[Excerpt from a dataset]
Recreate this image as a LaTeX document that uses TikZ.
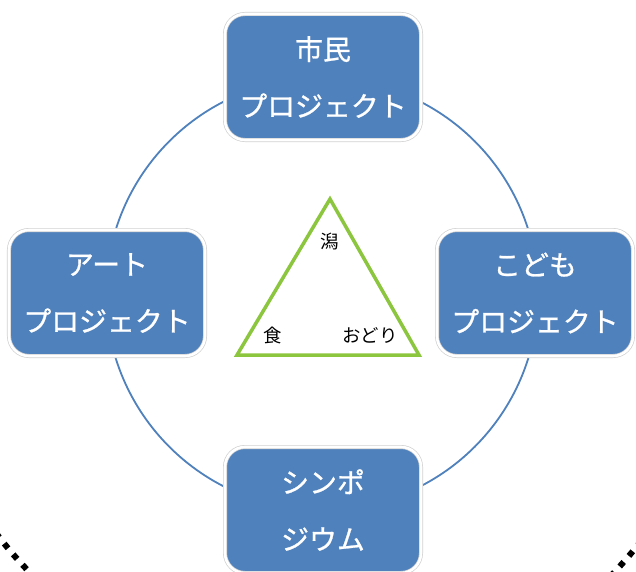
\documentclass[tikz,border=0pt]{standalone}
\usepackage{fontspec}
\newfontfamily\jpfont{Noto Sans CJK JP}
\newfontfamily\jpboxfont[FakeBold=0.9]{Noto Sans CJK JP}
\definecolor{boxblue}{RGB}{79,129,189}
\definecolor{ringblue}{RGB}{79,129,189}
\definecolor{trigreen}{RGB}{140,198,63}
\tikzset{
  projbox/.style={rounded corners=20bp, fill=boxblue, draw=black!18, line width=0.7bp,
    double=white, double distance=2.6bp, minimum width=196bp, minimum height=126bp,
    text=white, align=center, font=\jpboxfont\fontsize{28}{57}\selectfont},
  trilabel/.style={font=\jpfont\fontsize{18.5}{20}\selectfont, text=black}
}
\begin{document}
\begin{tikzpicture}[x=1bp,y=-1bp]
    \useasboundingbox (0,0) rectangle (636,572);
    \fill[white] (0,0) rectangle (636,572);

    % outer dotted ring, bottom corners only
    \begin{scope}
      \clip (0,0) rectangle (636,572);
      \draw[line width=6bp, dash pattern=on 6bp off 8bp]
        (320,290) ++(195:405bp) arc[start angle=195, end angle=250, radius=405bp];
      \draw[line width=6bp, dash pattern=on 6bp off 8bp]
        (320,294) ++(-70:405bp) arc[start angle=-70, end angle=-15, radius=405bp];
    \end{scope}

    % ring behind the boxes
    \node[circle, draw=ringblue, line width=1.8bp, minimum size=432bp, inner sep=0] (ring) at (322,294) {};

    \node[projbox] (shimin) at (323,77) {市民\\プロジェクト};
    \node[projbox] (art) at (107,293) {アート\\プロジェクト};
    \node[projbox] (kodomo) at (535,293) {こども\\プロジェクト};
    \node[projbox] (sympo) at (323,510) {シンポ\\ジウム};

    % triangle
    \coordinate (apex) at (330,199);
    \coordinate (baseL) at (237,355);
    \coordinate (baseR) at (419,355);
    \draw[trigreen, line width=3.5bp, line join=miter] (apex) -- (baseL) -- (baseR) -- cycle;

    \node[trilabel] (gata) at (330,242) {潟};
    \node[trilabel] (shoku) at (273,335) {食};
    \node[trilabel] (odori) at (370,335) {おどり};
\end{tikzpicture}
\end{document}
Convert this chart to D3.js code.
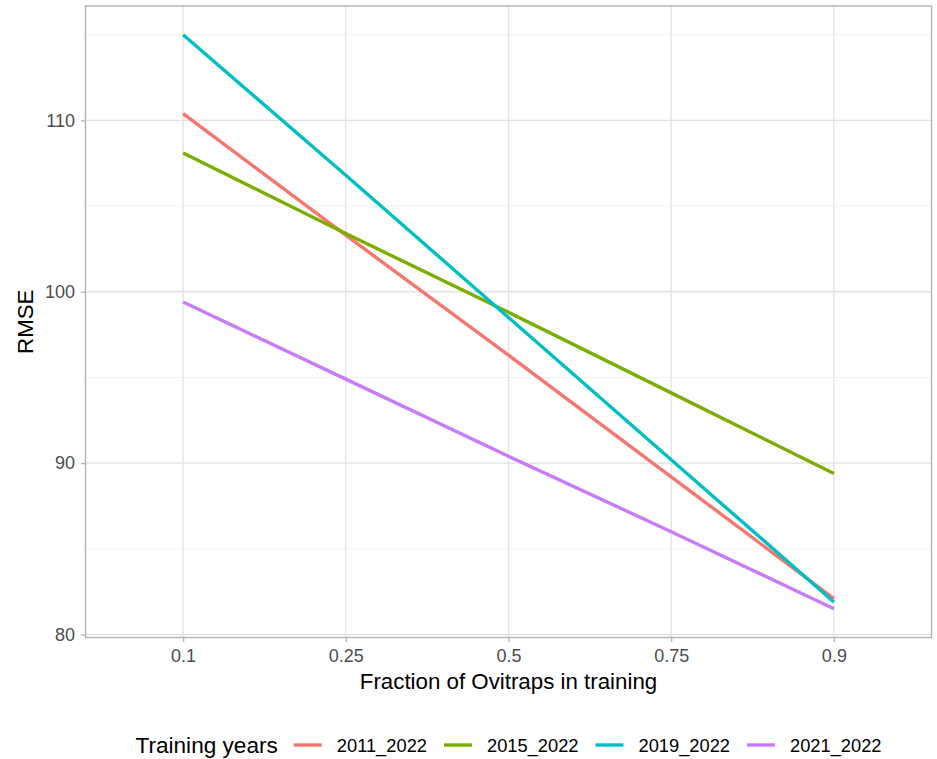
<!DOCTYPE html>
<html>
<head>
<meta charset="utf-8">
<script src="https://cdn.jsdelivr.net/npm/d3@7"></script>
<style>
  body { margin: 0; background: #fff; }
  svg { display: block; font-family: 'Liberation Sans', Arial, sans-serif; }
</style>
</head>
<body>
<svg class="chart"></svg>
<script>
// fraction of ovitraps used for training (x categories)
const fractions = ['0.1', '0.25', '0.5', '0.75', '0.9'];
const seriesNames = ['2011_2022', '2015_2022', '2019_2022', '2021_2022'];
const seriesColors = ['#F8766D', '#7CAE00', '#00BFC4', '#C77CFF'];

// RMSE, one value per fraction
const rmse2011 = [110.4, 103.3, 96.3, 89.2, 82.1];
const rmse2015 = [108.1, 103.4, 98.8, 94.1, 89.4];
const rmse2019 = [115.0, 106.8, 98.5, 90.2, 81.9];
const rmse2021 = [99.4, 94.9, 90.4, 86.0, 81.5];

const yTicks = [80, 90, 100, 110];
const yMinor = [85, 95, 105, 115];

const allSeries = [rmse2011, rmse2015, rmse2019, rmse2021];

const width = 937,
  height = 759,
  margins = { top: 6, right: 5.5, bottom: 121.5, left: 85.5 };

const svg = d3.select('.chart')
  .attr('width', width)
  .attr('height', height);

const x = d3.scalePoint()
  .domain(fractions)
  .range([margins.left, width - margins.right])
  .padding(0.6);

const lo = d3.min(allSeries, s => d3.min(s));
const hi = d3.max(allSeries, s => d3.max(s));
const pad = (hi - lo) * 0.05;

const y = d3.scaleLinear()
  .domain([lo - pad, hi + pad])
  .range([height - margins.bottom, margins.top]);

const panelLeft = margins.left,
  panelRight = width - margins.right,
  panelTop = margins.top,
  panelBottom = height - margins.bottom;

// minor grid
svg.append('g')
  .selectAll('line')
  .data(yMinor)
  .enter().append('line')
  .attr('x1', panelLeft).attr('x2', panelRight)
  .attr('y1', d => y(d)).attr('y2', d => y(d))
  .attr('stroke', '#F0F0F0')
  .attr('stroke-width', 0.8);

// major grid
svg.append('g')
  .selectAll('line')
  .data(yTicks)
  .enter().append('line')
  .attr('x1', panelLeft).attr('x2', panelRight)
  .attr('y1', d => y(d)).attr('y2', d => y(d))
  .attr('stroke', '#E2E2E2')
  .attr('stroke-width', 1.3);

svg.append('g')
  .selectAll('line')
  .data(fractions)
  .enter().append('line')
  .attr('x1', d => x(d)).attr('x2', d => x(d))
  .attr('y1', panelTop).attr('y2', panelBottom)
  .attr('stroke', '#E2E2E2')
  .attr('stroke-width', 1.3);

// lines
const line = d3.line()
  .x((d, i) => x(fractions[i]))
  .y(d => y(d));

svg.append('g')
  .selectAll('path')
  .data(allSeries)
  .enter().append('path')
  .attr('d', d => line(d))
  .attr('fill', 'none')
  .attr('stroke', (d, i) => seriesColors[i])
  .attr('stroke-width', 3.4)
  .attr('stroke-linejoin', 'round');

// panel border
svg.append('rect')
  .attr('x', panelLeft)
  .attr('y', panelTop)
  .attr('width', panelRight - panelLeft)
  .attr('height', panelBottom - panelTop)
  .attr('fill', 'none')
  .attr('stroke', '#B3B3B3')
  .attr('stroke-width', 1.4);

// axes
const xAxis = svg.append('g')
  .attr('transform', 'translate(0,' + panelBottom + ')')
  .call(d3.axisBottom(x).tickSize(4.5).tickPadding(7));

const yAxis = svg.append('g')
  .attr('transform', 'translate(' + panelLeft + ',0)')
  .call(d3.axisLeft(y).tickValues(yTicks).tickSize(4.5).tickPadding(6));

[xAxis, yAxis].forEach(ax => {
  ax.select('.domain').remove();
  ax.selectAll('line').attr('stroke', '#B3B3B3').attr('stroke-width', 1.3);
  ax.selectAll('text')
    .attr('fill', '#4D4D4D')
    .style('font-size', '18px')
    .style('font-family', "'Liberation Sans', Arial, sans-serif");
});

// axis titles
svg.append('text')
  .attr('x', (panelLeft + panelRight) / 2)
  .attr('y', 689)
  .style('text-anchor', 'middle')
  .style('font-size', '22.3px')
  .text('Fraction of Ovitraps in training');

svg.append('text')
  .attr('transform', 'translate(33,' + ((panelTop + panelBottom) / 2) + ') rotate(-90)')
  .style('text-anchor', 'middle')
  .style('font-size', '22.3px')
  .text('RMSE');

// legend
const legend = svg.append('g');
const legendY = 745;

const title = legend.append('text')
  .attr('x', 0)
  .attr('y', legendY + 8)
  .style('font-size', '22.6px')
  .text('Training years');

let cursor = title.node().getComputedTextLength() + 16;
seriesNames.forEach((name, i) => {
  legend.append('line')
    .attr('x1', cursor).attr('x2', cursor + 28)
    .attr('y1', legendY).attr('y2', legendY)
    .attr('stroke', seriesColors[i])
    .attr('stroke-width', 3.4);
  const label = legend.append('text')
    .attr('x', cursor + 43)
    .attr('y', legendY + 6.5)
    .style('font-size', '18.3px')
    .text(name);
  cursor += 43 + label.node().getComputedTextLength() + 17;
});
cursor -= 17;

legend.attr('transform', 'translate(' + ((panelLeft + panelRight) / 2 - cursor / 2) + ',0)');
</script>
</body>
</html>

- [Direction]: Copy out all the data exactly; skip the pictures.

- [Output of the task]:
Recreate this image as a LaTeX document that uses TikZ.
\documentclass[tikz,border=0pt]{standalone}
\usepackage{fontspec}
\newfontfamily\jpfont{Noto Sans CJK JP}
\newfontfamily\jpboxfont[FakeBold=0.9]{Noto Sans CJK JP}
\definecolor{boxblue}{RGB}{79,129,189}
\definecolor{ringblue}{RGB}{79,129,189}
\definecolor{trigreen}{RGB}{140,198,63}
\tikzset{
  projbox/.style={rounded corners=20bp, fill=boxblue, draw=black!18, line width=0.7bp,
    double=white, double distance=2.6bp, minimum width=196bp, minimum height=126bp,
    text=white, align=center, font=\jpboxfont\fontsize{28}{57}\selectfont},
  trilabel/.style={font=\jpfont\fontsize{18.5}{20}\selectfont, text=black}
}
\begin{document}
\begin{tikzpicture}[x=1bp,y=-1bp]
    \useasboundingbox (0,0) rectangle (636,572);
    \fill[white] (0,0) rectangle (636,572);

    % outer dotted ring, bottom corners only
    \begin{scope}
      \clip (0,0) rectangle (636,572);
      \draw[line width=6bp, dash pattern=on 6bp off 8bp]
        (320,290) ++(195:405bp) arc[start angle=195, end angle=250, radius=405bp];
      \draw[line width=6bp, dash pattern=on 6bp off 8bp]
        (320,294) ++(-70:405bp) arc[start angle=-70, end angle=-15, radius=405bp];
    \end{scope}

    % ring behind the boxes
    \node[circle, draw=ringblue, line width=1.8bp, minimum size=432bp, inner sep=0] (ring) at (322,294) {};

    \node[projbox] (shimin) at (323,77) {市民\\プロジェクト};
    \node[projbox] (art) at (107,293) {アート\\プロジェクト};
    \node[projbox] (kodomo) at (535,293) {こども\\プロジェクト};
    \node[projbox] (sympo) at (323,510) {シンポ\\ジウム};

    % triangle
    \coordinate (apex) at (330,199);
    \coordinate (baseL) at (237,355);
    \coordinate (baseR) at (419,355);
    \draw[trigreen, line width=3.5bp, line join=miter] (apex) -- (baseL) -- (baseR) -- cycle;

    \node[trilabel] (gata) at (330,242) {潟};
    \node[trilabel] (shoku) at (273,335) {食};
    \node[trilabel] (odori) at (370,335) {おどり};
\end{tikzpicture}
\end{document}
Convert this chart to D3.js code.
<!DOCTYPE html>
<html>
<head>
<meta charset="utf-8">
<script src="https://cdn.jsdelivr.net/npm/d3@7"></script>
<style>
  body { margin: 0; background: #fff; }
  svg { display: block; font-family: 'Liberation Sans', Arial, sans-serif; }
</style>
</head>
<body>
<svg class="chart"></svg>
<script>
// fraction of ovitraps used for training (x categories)
const fractions = ['0.1', '0.25', '0.5', '0.75', '0.9'];
const seriesNames = ['2011_2022', '2015_2022', '2019_2022', '2021_2022'];
const seriesColors = ['#F8766D', '#7CAE00', '#00BFC4', '#C77CFF'];

// RMSE, one value per fraction
const rmse2011 = [110.4, 103.3, 96.3, 89.2, 82.1];
const rmse2015 = [108.1, 103.4, 98.8, 94.1, 89.4];
const rmse2019 = [115.0, 106.8, 98.5, 90.2, 81.9];
const rmse2021 = [99.4, 94.9, 90.4, 86.0, 81.5];

const yTicks = [80, 90, 100, 110];
const yMinor = [85, 95, 105, 115];

const allSeries = [rmse2011, rmse2015, rmse2019, rmse2021];

const width = 937,
  height = 759,
  margins = { top: 6, right: 5.5, bottom: 121.5, left: 85.5 };

const svg = d3.select('.chart')
  .attr('width', width)
  .attr('height', height);

const x = d3.scalePoint()
  .domain(fractions)
  .range([margins.left, width - margins.right])
  .padding(0.6);

const lo = d3.min(allSeries, s => d3.min(s));
const hi = d3.max(allSeries, s => d3.max(s));
const pad = (hi - lo) * 0.05;

const y = d3.scaleLinear()
  .domain([lo - pad, hi + pad])
  .range([height - margins.bottom, margins.top]);

const panelLeft = margins.left,
  panelRight = width - margins.right,
  panelTop = margins.top,
  panelBottom = height - margins.bottom;

// minor grid
svg.append('g')
  .selectAll('line')
  .data(yMinor)
  .enter().append('line')
  .attr('x1', panelLeft).attr('x2', panelRight)
  .attr('y1', d => y(d)).attr('y2', d => y(d))
  .attr('stroke', '#F0F0F0')
  .attr('stroke-width', 0.8);

// major grid
svg.append('g')
  .selectAll('line')
  .data(yTicks)
  .enter().append('line')
  .attr('x1', panelLeft).attr('x2', panelRight)
  .attr('y1', d => y(d)).attr('y2', d => y(d))
  .attr('stroke', '#E2E2E2')
  .attr('stroke-width', 1.3);

svg.append('g')
  .selectAll('line')
  .data(fractions)
  .enter().append('line')
  .attr('x1', d => x(d)).attr('x2', d => x(d))
  .attr('y1', panelTop).attr('y2', panelBottom)
  .attr('stroke', '#E2E2E2')
  .attr('stroke-width', 1.3);

// lines
const line = d3.line()
  .x((d, i) => x(fractions[i]))
  .y(d => y(d));

svg.append('g')
  .selectAll('path')
  .data(allSeries)
  .enter().append('path')
  .attr('d', d => line(d))
  .attr('fill', 'none')
  .attr('stroke', (d, i) => seriesColors[i])
  .attr('stroke-width', 3.4)
  .attr('stroke-linejoin', 'round');

// panel border
svg.append('rect')
  .attr('x', panelLeft)
  .attr('y', panelTop)
  .attr('width', panelRight - panelLeft)
  .attr('height', panelBottom - panelTop)
  .attr('fill', 'none')
  .attr('stroke', '#B3B3B3')
  .attr('stroke-width', 1.4);

// axes
const xAxis = svg.append('g')
  .attr('transform', 'translate(0,' + panelBottom + ')')
  .call(d3.axisBottom(x).tickSize(4.5).tickPadding(7));

const yAxis = svg.append('g')
  .attr('transform', 'translate(' + panelLeft + ',0)')
  .call(d3.axisLeft(y).tickValues(yTicks).tickSize(4.5).tickPadding(6));

[xAxis, yAxis].forEach(ax => {
  ax.select('.domain').remove();
  ax.selectAll('line').attr('stroke', '#B3B3B3').attr('stroke-width', 1.3);
  ax.selectAll('text')
    .attr('fill', '#4D4D4D')
    .style('font-size', '18px')
    .style('font-family', "'Liberation Sans', Arial, sans-serif");
});

// axis titles
svg.append('text')
  .attr('x', (panelLeft + panelRight) / 2)
  .attr('y', 689)
  .style('text-anchor', 'middle')
  .style('font-size', '22.3px')
  .text('Fraction of Ovitraps in training');

svg.append('text')
  .attr('transform', 'translate(33,' + ((panelTop + panelBottom) / 2) + ') rotate(-90)')
  .style('text-anchor', 'middle')
  .style('font-size', '22.3px')
  .text('RMSE');

// legend
const legend = svg.append('g');
const legendY = 745;

const title = legend.append('text')
  .attr('x', 0)
  .attr('y', legendY + 8)
  .style('font-size', '22.6px')
  .text('Training years');

let cursor = title.node().getComputedTextLength() + 16;
seriesNames.forEach((name, i) => {
  legend.append('line')
    .attr('x1', cursor).attr('x2', cursor + 28)
    .attr('y1', legendY).attr('y2', legendY)
    .attr('stroke', seriesColors[i])
    .attr('stroke-width', 3.4);
  const label = legend.append('text')
    .attr('x', cursor + 43)
    .attr('y', legendY + 6.5)
    .style('font-size', '18.3px')
    .text(name);
  cursor += 43 + label.node().getComputedTextLength() + 17;
});
cursor -= 17;

legend.attr('transform', 'translate(' + ((panelLeft + panelRight) / 2 - cursor / 2) + ',0)');
</script>
</body>
</html>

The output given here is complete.